スプーンやフォークを自分としないのと同様、主体は操作されるものと見なしません。
私が手にフォークを持っている事は、フォークが私であると言う意味ではなく、それは単に、私が使う道具です。
同じように私は、考えや感覚や体を使い、操作しますから、それらは単に道具です。
アートマーに付加された行い手という性質は、単に考えに属す思考の1つです。
カラナはカラナ、アートマーはアートマーとして知る人は、両方の真実を知る人です。
アートマーの真実を知る人は、アン・アートマーの真実を知り[タット・トヴァ・ヴィト]、これがグナ・ヴィバーガが意味することです。
アートマーは、カルターではないので、どの様な行いもせず、行いは、グナから、つまり肉体・考え・感覚器官から[カーリヤ・カラナ]のみ発しています。
ニャーニーは、あらゆる願望や空想に悩まされませんから、多くの願望は起こっても簡単に去ってしまいます。
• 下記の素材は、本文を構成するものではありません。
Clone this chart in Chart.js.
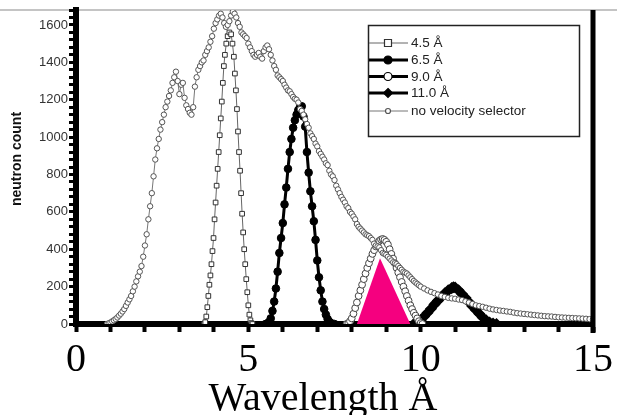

「これは私にとって必要なのかどうか?」という、ブッディの形の中にあるアートマーに引き受けられる、実用的且つ道徳的な考察が願望に添って進むかを決定します。
食べる、歩く、どの様な探究に没頭したとて、行動器官や感覚器官を伴いカルマを行います。
しかし、アートマーは、行いに直接巻き込まれたり、関わっていないというのが、カルマの真実です。
アートマーは、願望や、決心ではありません。
願望や決定は、考えの移り変わる形[ヴルッティ]として、いつもあります。
ヴルッティは、アートマーですが、アートマーはヴルッティではなく、全てのカルマは、アートマーではなく、ヴルッティから生じます。
カルマとアートマーの本質、2つの違いを知る人は、プラクルティを全くあるがままに見ています。